**SUPPLIED INFORMATION:**

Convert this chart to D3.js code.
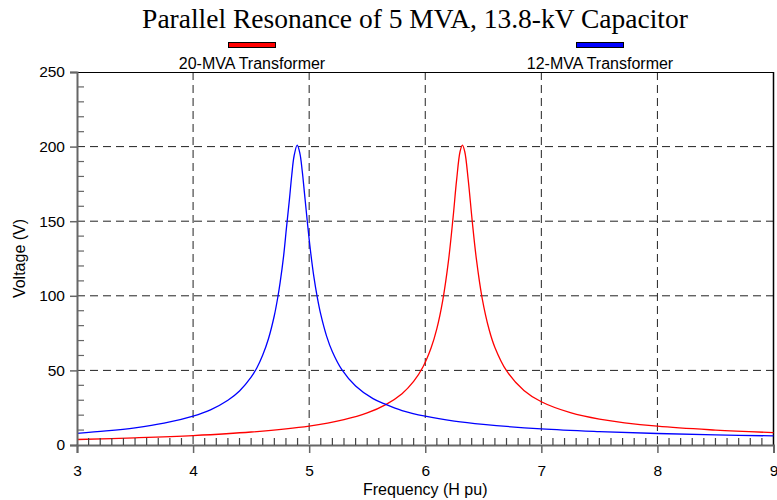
<!DOCTYPE html>
<html>
<head>
<meta charset="utf-8">
<script src="https://cdn.jsdelivr.net/npm/d3@7"></script>
<style>
  html, body { margin: 0; padding: 0; background: #fff; }
  svg { display: block; }
  text { font-family: "Liberation Sans", Arial, sans-serif; fill: #000; }
</style>
</head>
<body>
<svg id="chart" width="777" height="500"></svg>
<script>
// Frequency (per-unit harmonic) and voltage samples for the 12-MVA transformer case
const freq12 = [3.0, 3.25, 3.5, 3.75, 4.0, 4.15, 4.3, 4.4, 4.5, 4.55, 4.6, 4.65, 4.7, 4.73, 4.75, 4.78, 4.805, 4.83, 4.85, 4.87, 4.897, 4.92, 4.94, 4.96, 4.985, 5.01, 5.04, 5.07, 5.1, 5.15, 5.2, 5.28, 5.4, 5.55, 5.66, 5.8, 6.0, 6.25, 6.5, 7.0, 7.5, 8.0, 8.5, 9.0];
const volt12 = [7.8, 9.4, 11.5, 14.6, 19.4, 23.6, 30.0, 36.2, 45.5, 51.8, 60.3, 71.4, 86.8, 99.1, 109, 126.8, 146, 164.6, 180.8, 193.7, 201, 195.5, 183.8, 168.5, 149, 131, 113, 99, 87.5, 73, 62.5, 50.7, 39.6, 31.1, 27.2, 23.1, 19.3, 16.0, 13.8, 10.8, 9.0, 7.7, 6.8, 6.1];

// Frequency and voltage samples for the 20-MVA transformer case
const freq20 = [3.0, 3.5, 4.0, 4.5, 5.0, 5.3, 5.5, 5.66, 5.8, 5.9, 5.98, 6.05, 6.1, 6.15, 6.2, 6.24, 6.27, 6.3, 6.32, 6.34, 6.37, 6.405, 6.44, 6.49, 6.55, 6.6, 6.7, 6.85, 7.0, 7.25, 7.5, 8.0, 8.5, 9.0];
const volt20 = [3.7, 4.8, 6.3, 8.7, 12.7, 17.0, 21.5, 27.1, 34.4, 42.6, 52.3, 65, 78, 96.6, 123.4, 152.7, 177.5, 196.7, 201, 196.7, 177.9, 149.8, 124.9, 98.5, 77.4, 65.4, 49.8, 36.6, 29.0, 21.7, 17.4, 12.6, 10.0, 8.3];

const seriesNames = ["20-MVA Transformer", "12-MVA Transformer"];
const seriesColors = ["#ff0000", "#0000ff"];

const xTicks = [3, 4, 5, 6, 7, 8, 9];
const yTicks = [0, 50, 100, 150, 200, 250];

const svg = d3.select("#chart");
const plotLeft = 77, plotRight = 773.5, plotTop = 72, plotBottom = 445;

const x = d3.scaleLinear().domain([3, 9]).range([plotLeft, plotRight]);
const y = d3.scaleLinear().domain([0, 250]).range([plotBottom, plotTop]);

// Title
svg.append("text")
  .attr("x", 415).attr("y", 28)
  .attr("text-anchor", "middle")
  .style("font-family", "'Liberation Serif', 'Times New Roman', serif")
  .style("font-size", "27.5px")
  .text("Parallel Resonance of 5 MVA, 13.8-kV Capacitor");

// Legend
const legendX = [252, 600];
seriesNames.forEach((name, i) => {
  svg.append("rect")
    .attr("x", legendX[i] - 23.5).attr("y", 42.5)
    .attr("width", 47).attr("height", 5)
    .attr("fill", seriesColors[i])
    .attr("stroke", "#000").attr("stroke-width", 1);
  svg.append("text")
    .attr("x", legendX[i]).attr("y", 68.5)
    .attr("text-anchor", "middle")
    .style("font-size", "16px")
    .text(name);
});

// Dashed grid
const grid = svg.append("g").attr("stroke", "#222").attr("stroke-width", 1).attr("stroke-dasharray", "8,5");
grid.selectAll("line.v").data(xTicks.slice(1, -1)).join("line")
  .attr("class", "v")
  .attr("x1", d => x(d)).attr("x2", d => x(d))
  .attr("y1", plotTop).attr("y2", plotBottom);
grid.selectAll("line.h").data(yTicks.slice(1, -1)).join("line")
  .attr("class", "h")
  .attr("x1", plotLeft).attr("x2", plotRight)
  .attr("y1", d => y(d)).attr("y2", d => y(d));

// Frame: top and right borders
svg.append("line").attr("x1", plotLeft).attr("x2", plotRight).attr("y1", plotTop + 0.5).attr("y2", plotTop + 0.5)
  .attr("stroke", "#000").attr("stroke-width", 1);
svg.append("line").attr("x1", plotRight).attr("x2", plotRight).attr("y1", plotTop).attr("y2", plotBottom)
  .attr("stroke", "#000").attr("stroke-width", 1.5);

// Curves
const line = d3.line().x(d => x(d[0])).y(d => y(d[1])).curve(d3.curveCatmullRom.alpha(0.5));
const curves = [d3.zip(freq20, volt20), d3.zip(freq12, volt12)];
curves.forEach((pts, i) => {
  svg.append("path")
    .datum(pts)
    .attr("fill", "none")
    .attr("stroke", seriesColors[i])
    .attr("stroke-width", 1.3)
    .attr("d", line);
});

// Y axis: major ticks outside, minor ticks inside
const axisColor = "#666";
const yAxis = svg.append("g").attr("transform", `translate(${plotLeft},0)`)
  .call(d3.axisLeft(y).tickValues(yTicks).tickSize(7).tickPadding(5).tickFormat(d3.format("d")));
yAxis.select(".domain").attr("stroke", axisColor).attr("stroke-width", 2);
yAxis.selectAll(".tick line").attr("stroke", axisColor).attr("stroke-width", 1.5);
yAxis.selectAll(".tick text").style("font-size", "15.5px").style("font-family", "'Liberation Sans', Arial, sans-serif").attr("fill", "#000");
const yMinor = d3.range(10, 250, 10).filter(v => v % 50 !== 0);
svg.append("g").selectAll("line").data(yMinor).join("line")
  .attr("x1", plotLeft).attr("x2", plotLeft + 7)
  .attr("y1", d => y(d)).attr("y2", d => y(d))
  .attr("stroke", axisColor).attr("stroke-width", 1.2);

// X axis: major ticks outside, minor ticks inside
const xAxis = svg.append("g").attr("transform", `translate(0,${plotBottom})`)
  .call(d3.axisBottom(x).tickValues(xTicks).tickSize(8).tickPadding(12).tickFormat(d3.format("d")));
xAxis.select(".domain").attr("stroke", axisColor).attr("stroke-width", 2);
xAxis.selectAll(".tick line").attr("stroke", axisColor).attr("stroke-width", 1.5);
xAxis.selectAll(".tick text").style("font-size", "15.5px").style("font-family", "'Liberation Sans', Arial, sans-serif").attr("fill", "#000");
const xMinor = d3.range(31, 90).map(v => v / 10).filter(v => Math.abs(v - Math.round(v)) > 1e-6);
svg.append("g").selectAll("line").data(xMinor).join("line")
  .attr("x1", d => x(d)).attr("x2", d => x(d))
  .attr("y1", plotBottom).attr("y2", plotBottom - 7)
  .attr("stroke", "#444").attr("stroke-width", 1.2);

// Axis titles
svg.append("text")
  .attr("transform", `translate(25,${(plotTop + plotBottom) / 2}) rotate(-90)`)
  .attr("text-anchor", "middle")
  .style("font-size", "16px")
  .text("Voltage (V)");
svg.append("text")
  .attr("x", (plotLeft + plotRight) / 2).attr("y", 495)
  .attr("text-anchor", "middle")
  .style("font-size", "16px")
  .text("Frequency (H pu)");
</script>
</body>
</html>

**TASK BRIEF:** From the data above, write out everything exactly except the pictures.

**COMPLETED TASK:**
Convert this chart to D3.js code.
<!DOCTYPE html>
<html>
<head>
<meta charset="utf-8">
<script src="https://cdn.jsdelivr.net/npm/d3@7"></script>
<style>
  html, body { margin: 0; padding: 0; background: #fff; }
  svg { display: block; }
  text { font-family: "Liberation Sans", Arial, sans-serif; fill: #000; }
</style>
</head>
<body>
<svg id="chart" width="777" height="500"></svg>
<script>
// Frequency (per-unit harmonic) and voltage samples for the 12-MVA transformer case
const freq12 = [3.0, 3.25, 3.5, 3.75, 4.0, 4.15, 4.3, 4.4, 4.5, 4.55, 4.6, 4.65, 4.7, 4.73, 4.75, 4.78, 4.805, 4.83, 4.85, 4.87, 4.897, 4.92, 4.94, 4.96, 4.985, 5.01, 5.04, 5.07, 5.1, 5.15, 5.2, 5.28, 5.4, 5.55, 5.66, 5.8, 6.0, 6.25, 6.5, 7.0, 7.5, 8.0, 8.5, 9.0];
const volt12 = [7.8, 9.4, 11.5, 14.6, 19.4, 23.6, 30.0, 36.2, 45.5, 51.8, 60.3, 71.4, 86.8, 99.1, 109, 126.8, 146, 164.6, 180.8, 193.7, 201, 195.5, 183.8, 168.5, 149, 131, 113, 99, 87.5, 73, 62.5, 50.7, 39.6, 31.1, 27.2, 23.1, 19.3, 16.0, 13.8, 10.8, 9.0, 7.7, 6.8, 6.1];

// Frequency and voltage samples for the 20-MVA transformer case
const freq20 = [3.0, 3.5, 4.0, 4.5, 5.0, 5.3, 5.5, 5.66, 5.8, 5.9, 5.98, 6.05, 6.1, 6.15, 6.2, 6.24, 6.27, 6.3, 6.32, 6.34, 6.37, 6.405, 6.44, 6.49, 6.55, 6.6, 6.7, 6.85, 7.0, 7.25, 7.5, 8.0, 8.5, 9.0];
const volt20 = [3.7, 4.8, 6.3, 8.7, 12.7, 17.0, 21.5, 27.1, 34.4, 42.6, 52.3, 65, 78, 96.6, 123.4, 152.7, 177.5, 196.7, 201, 196.7, 177.9, 149.8, 124.9, 98.5, 77.4, 65.4, 49.8, 36.6, 29.0, 21.7, 17.4, 12.6, 10.0, 8.3];

const seriesNames = ["20-MVA Transformer", "12-MVA Transformer"];
const seriesColors = ["#ff0000", "#0000ff"];

const xTicks = [3, 4, 5, 6, 7, 8, 9];
const yTicks = [0, 50, 100, 150, 200, 250];

const svg = d3.select("#chart");
const plotLeft = 77, plotRight = 773.5, plotTop = 72, plotBottom = 445;

const x = d3.scaleLinear().domain([3, 9]).range([plotLeft, plotRight]);
const y = d3.scaleLinear().domain([0, 250]).range([plotBottom, plotTop]);

// Title
svg.append("text")
  .attr("x", 415).attr("y", 28)
  .attr("text-anchor", "middle")
  .style("font-family", "'Liberation Serif', 'Times New Roman', serif")
  .style("font-size", "27.5px")
  .text("Parallel Resonance of 5 MVA, 13.8-kV Capacitor");

// Legend
const legendX = [252, 600];
seriesNames.forEach((name, i) => {
  svg.append("rect")
    .attr("x", legendX[i] - 23.5).attr("y", 42.5)
    .attr("width", 47).attr("height", 5)
    .attr("fill", seriesColors[i])
    .attr("stroke", "#000").attr("stroke-width", 1);
  svg.append("text")
    .attr("x", legendX[i]).attr("y", 68.5)
    .attr("text-anchor", "middle")
    .style("font-size", "16px")
    .text(name);
});

// Dashed grid
const grid = svg.append("g").attr("stroke", "#222").attr("stroke-width", 1).attr("stroke-dasharray", "8,5");
grid.selectAll("line.v").data(xTicks.slice(1, -1)).join("line")
  .attr("class", "v")
  .attr("x1", d => x(d)).attr("x2", d => x(d))
  .attr("y1", plotTop).attr("y2", plotBottom);
grid.selectAll("line.h").data(yTicks.slice(1, -1)).join("line")
  .attr("class", "h")
  .attr("x1", plotLeft).attr("x2", plotRight)
  .attr("y1", d => y(d)).attr("y2", d => y(d));

// Frame: top and right borders
svg.append("line").attr("x1", plotLeft).attr("x2", plotRight).attr("y1", plotTop + 0.5).attr("y2", plotTop + 0.5)
  .attr("stroke", "#000").attr("stroke-width", 1);
svg.append("line").attr("x1", plotRight).attr("x2", plotRight).attr("y1", plotTop).attr("y2", plotBottom)
  .attr("stroke", "#000").attr("stroke-width", 1.5);

// Curves
const line = d3.line().x(d => x(d[0])).y(d => y(d[1])).curve(d3.curveCatmullRom.alpha(0.5));
const curves = [d3.zip(freq20, volt20), d3.zip(freq12, volt12)];
curves.forEach((pts, i) => {
  svg.append("path")
    .datum(pts)
    .attr("fill", "none")
    .attr("stroke", seriesColors[i])
    .attr("stroke-width", 1.3)
    .attr("d", line);
});

// Y axis: major ticks outside, minor ticks inside
const axisColor = "#666";
const yAxis = svg.append("g").attr("transform", `translate(${plotLeft},0)`)
  .call(d3.axisLeft(y).tickValues(yTicks).tickSize(7).tickPadding(5).tickFormat(d3.format("d")));
yAxis.select(".domain").attr("stroke", axisColor).attr("stroke-width", 2);
yAxis.selectAll(".tick line").attr("stroke", axisColor).attr("stroke-width", 1.5);
yAxis.selectAll(".tick text").style("font-size", "15.5px").style("font-family", "'Liberation Sans', Arial, sans-serif").attr("fill", "#000");
const yMinor = d3.range(10, 250, 10).filter(v => v % 50 !== 0);
svg.append("g").selectAll("line").data(yMinor).join("line")
  .attr("x1", plotLeft).attr("x2", plotLeft + 7)
  .attr("y1", d => y(d)).attr("y2", d => y(d))
  .attr("stroke", axisColor).attr("stroke-width", 1.2);

// X axis: major ticks outside, minor ticks inside
const xAxis = svg.append("g").attr("transform", `translate(0,${plotBottom})`)
  .call(d3.axisBottom(x).tickValues(xTicks).tickSize(8).tickPadding(12).tickFormat(d3.format("d")));
xAxis.select(".domain").attr("stroke", axisColor).attr("stroke-width", 2);
xAxis.selectAll(".tick line").attr("stroke", axisColor).attr("stroke-width", 1.5);
xAxis.selectAll(".tick text").style("font-size", "15.5px").style("font-family", "'Liberation Sans', Arial, sans-serif").attr("fill", "#000");
const xMinor = d3.range(31, 90).map(v => v / 10).filter(v => Math.abs(v - Math.round(v)) > 1e-6);
svg.append("g").selectAll("line").data(xMinor).join("line")
  .attr("x1", d => x(d)).attr("x2", d => x(d))
  .attr("y1", plotBottom).attr("y2", plotBottom - 7)
  .attr("stroke", "#444").attr("stroke-width", 1.2);

// Axis titles
svg.append("text")
  .attr("transform", `translate(25,${(plotTop + plotBottom) / 2}) rotate(-90)`)
  .attr("text-anchor", "middle")
  .style("font-size", "16px")
  .text("Voltage (V)");
svg.append("text")
  .attr("x", (plotLeft + plotRight) / 2).attr("y", 495)
  .attr("text-anchor", "middle")
  .style("font-size", "16px")
  .text("Frequency (H pu)");
</script>
</body>
</html>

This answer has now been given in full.